Dataset section:
=====

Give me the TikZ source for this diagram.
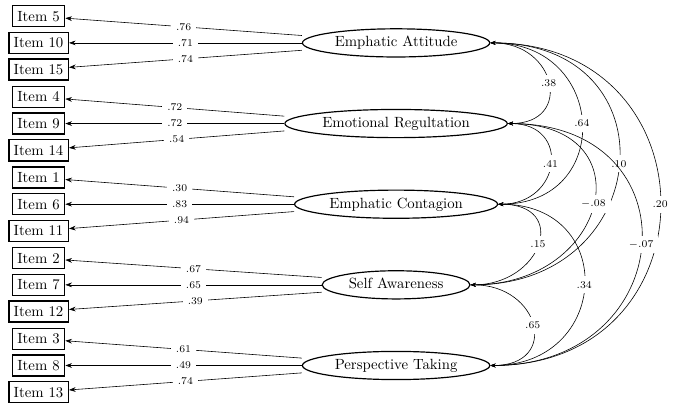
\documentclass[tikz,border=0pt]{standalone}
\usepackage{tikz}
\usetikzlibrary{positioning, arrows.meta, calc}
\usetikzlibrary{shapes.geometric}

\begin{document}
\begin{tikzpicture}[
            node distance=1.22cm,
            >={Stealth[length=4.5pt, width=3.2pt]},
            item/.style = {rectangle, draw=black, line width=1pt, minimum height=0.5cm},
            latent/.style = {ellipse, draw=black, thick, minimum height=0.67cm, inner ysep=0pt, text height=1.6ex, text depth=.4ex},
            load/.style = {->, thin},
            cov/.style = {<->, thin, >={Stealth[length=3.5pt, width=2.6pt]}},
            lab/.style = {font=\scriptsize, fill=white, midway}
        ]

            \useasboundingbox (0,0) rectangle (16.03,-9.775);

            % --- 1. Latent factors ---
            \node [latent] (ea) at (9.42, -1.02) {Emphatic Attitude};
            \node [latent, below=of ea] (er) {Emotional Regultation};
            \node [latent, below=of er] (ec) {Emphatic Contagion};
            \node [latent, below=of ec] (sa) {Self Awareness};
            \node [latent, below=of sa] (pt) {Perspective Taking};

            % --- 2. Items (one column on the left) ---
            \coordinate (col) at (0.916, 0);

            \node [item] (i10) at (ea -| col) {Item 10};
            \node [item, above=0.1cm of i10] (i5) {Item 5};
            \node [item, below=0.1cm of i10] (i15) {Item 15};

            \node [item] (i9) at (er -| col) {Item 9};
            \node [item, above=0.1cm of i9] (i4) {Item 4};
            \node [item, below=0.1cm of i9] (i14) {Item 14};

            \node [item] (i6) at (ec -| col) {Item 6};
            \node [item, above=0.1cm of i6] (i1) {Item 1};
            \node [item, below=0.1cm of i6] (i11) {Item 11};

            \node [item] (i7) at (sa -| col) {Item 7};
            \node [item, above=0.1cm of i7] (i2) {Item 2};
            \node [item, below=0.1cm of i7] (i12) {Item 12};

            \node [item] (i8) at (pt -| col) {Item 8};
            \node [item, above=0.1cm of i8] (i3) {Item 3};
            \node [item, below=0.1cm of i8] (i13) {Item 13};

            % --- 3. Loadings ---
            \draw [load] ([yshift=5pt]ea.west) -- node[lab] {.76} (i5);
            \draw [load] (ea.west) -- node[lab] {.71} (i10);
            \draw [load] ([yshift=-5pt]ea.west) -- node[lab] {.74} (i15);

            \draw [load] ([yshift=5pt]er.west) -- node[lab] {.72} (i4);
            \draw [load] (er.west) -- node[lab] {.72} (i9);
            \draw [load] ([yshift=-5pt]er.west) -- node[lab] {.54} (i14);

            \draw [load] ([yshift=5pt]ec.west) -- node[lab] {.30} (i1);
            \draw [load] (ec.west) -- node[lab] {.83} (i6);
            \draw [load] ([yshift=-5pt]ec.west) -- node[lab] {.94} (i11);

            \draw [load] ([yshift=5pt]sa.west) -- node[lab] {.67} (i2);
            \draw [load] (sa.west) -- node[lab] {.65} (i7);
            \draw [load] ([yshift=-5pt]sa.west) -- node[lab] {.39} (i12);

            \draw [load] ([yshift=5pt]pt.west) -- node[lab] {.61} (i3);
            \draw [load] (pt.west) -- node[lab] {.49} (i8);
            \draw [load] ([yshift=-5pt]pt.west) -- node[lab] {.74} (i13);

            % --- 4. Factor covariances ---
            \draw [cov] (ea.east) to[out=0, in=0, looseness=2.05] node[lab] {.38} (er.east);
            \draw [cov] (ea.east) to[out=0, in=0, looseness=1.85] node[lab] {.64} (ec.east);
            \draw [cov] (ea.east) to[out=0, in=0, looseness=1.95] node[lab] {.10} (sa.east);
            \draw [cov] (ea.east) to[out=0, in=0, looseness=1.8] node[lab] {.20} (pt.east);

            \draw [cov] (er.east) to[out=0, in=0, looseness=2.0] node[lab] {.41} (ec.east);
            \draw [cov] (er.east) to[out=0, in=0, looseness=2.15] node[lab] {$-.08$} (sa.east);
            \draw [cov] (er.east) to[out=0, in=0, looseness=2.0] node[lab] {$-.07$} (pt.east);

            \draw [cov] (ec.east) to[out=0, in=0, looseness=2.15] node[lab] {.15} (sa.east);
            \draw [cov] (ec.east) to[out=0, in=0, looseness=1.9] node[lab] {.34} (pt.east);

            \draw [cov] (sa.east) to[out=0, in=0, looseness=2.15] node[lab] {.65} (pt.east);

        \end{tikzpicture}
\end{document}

=====

Aim of the exercise: Every line of the data should be copied as it stands, without the images.

Solved exercise:
Give me the TikZ source for this diagram.
\documentclass[tikz,border=0pt]{standalone}
\usepackage{tikz}
\usetikzlibrary{positioning, arrows.meta, calc}
\usetikzlibrary{shapes.geometric}

\begin{document}
\begin{tikzpicture}[
            node distance=1.22cm,
            >={Stealth[length=4.5pt, width=3.2pt]},
            item/.style = {rectangle, draw=black, line width=1pt, minimum height=0.5cm},
            latent/.style = {ellipse, draw=black, thick, minimum height=0.67cm, inner ysep=0pt, text height=1.6ex, text depth=.4ex},
            load/.style = {->, thin},
            cov/.style = {<->, thin, >={Stealth[length=3.5pt, width=2.6pt]}},
            lab/.style = {font=\scriptsize, fill=white, midway}
        ]

            \useasboundingbox (0,0) rectangle (16.03,-9.775);

            % --- 1. Latent factors ---
            \node [latent] (ea) at (9.42, -1.02) {Emphatic Attitude};
            \node [latent, below=of ea] (er) {Emotional Regultation};
            \node [latent, below=of er] (ec) {Emphatic Contagion};
            \node [latent, below=of ec] (sa) {Self Awareness};
            \node [latent, below=of sa] (pt) {Perspective Taking};

            % --- 2. Items (one column on the left) ---
            \coordinate (col) at (0.916, 0);

            \node [item] (i10) at (ea -| col) {Item 10};
            \node [item, above=0.1cm of i10] (i5) {Item 5};
            \node [item, below=0.1cm of i10] (i15) {Item 15};

            \node [item] (i9) at (er -| col) {Item 9};
            \node [item, above=0.1cm of i9] (i4) {Item 4};
            \node [item, below=0.1cm of i9] (i14) {Item 14};

            \node [item] (i6) at (ec -| col) {Item 6};
            \node [item, above=0.1cm of i6] (i1) {Item 1};
            \node [item, below=0.1cm of i6] (i11) {Item 11};

            \node [item] (i7) at (sa -| col) {Item 7};
            \node [item, above=0.1cm of i7] (i2) {Item 2};
            \node [item, below=0.1cm of i7] (i12) {Item 12};

            \node [item] (i8) at (pt -| col) {Item 8};
            \node [item, above=0.1cm of i8] (i3) {Item 3};
            \node [item, below=0.1cm of i8] (i13) {Item 13};

            % --- 3. Loadings ---
            \draw [load] ([yshift=5pt]ea.west) -- node[lab] {.76} (i5);
            \draw [load] (ea.west) -- node[lab] {.71} (i10);
            \draw [load] ([yshift=-5pt]ea.west) -- node[lab] {.74} (i15);

            \draw [load] ([yshift=5pt]er.west) -- node[lab] {.72} (i4);
            \draw [load] (er.west) -- node[lab] {.72} (i9);
            \draw [load] ([yshift=-5pt]er.west) -- node[lab] {.54} (i14);

            \draw [load] ([yshift=5pt]ec.west) -- node[lab] {.30} (i1);
            \draw [load] (ec.west) -- node[lab] {.83} (i6);
            \draw [load] ([yshift=-5pt]ec.west) -- node[lab] {.94} (i11);

            \draw [load] ([yshift=5pt]sa.west) -- node[lab] {.67} (i2);
            \draw [load] (sa.west) -- node[lab] {.65} (i7);
            \draw [load] ([yshift=-5pt]sa.west) -- node[lab] {.39} (i12);

            \draw [load] ([yshift=5pt]pt.west) -- node[lab] {.61} (i3);
            \draw [load] (pt.west) -- node[lab] {.49} (i8);
            \draw [load] ([yshift=-5pt]pt.west) -- node[lab] {.74} (i13);

            % --- 4. Factor covariances ---
            \draw [cov] (ea.east) to[out=0, in=0, looseness=2.05] node[lab] {.38} (er.east);
            \draw [cov] (ea.east) to[out=0, in=0, looseness=1.85] node[lab] {.64} (ec.east);
            \draw [cov] (ea.east) to[out=0, in=0, looseness=1.95] node[lab] {.10} (sa.east);
            \draw [cov] (ea.east) to[out=0, in=0, looseness=1.8] node[lab] {.20} (pt.east);

            \draw [cov] (er.east) to[out=0, in=0, looseness=2.0] node[lab] {.41} (ec.east);
            \draw [cov] (er.east) to[out=0, in=0, looseness=2.15] node[lab] {$-.08$} (sa.east);
            \draw [cov] (er.east) to[out=0, in=0, looseness=2.0] node[lab] {$-.07$} (pt.east);

            \draw [cov] (ec.east) to[out=0, in=0, looseness=2.15] node[lab] {.15} (sa.east);
            \draw [cov] (ec.east) to[out=0, in=0, looseness=1.9] node[lab] {.34} (pt.east);

            \draw [cov] (sa.east) to[out=0, in=0, looseness=2.15] node[lab] {.65} (pt.east);

        \end{tikzpicture}
\end{document}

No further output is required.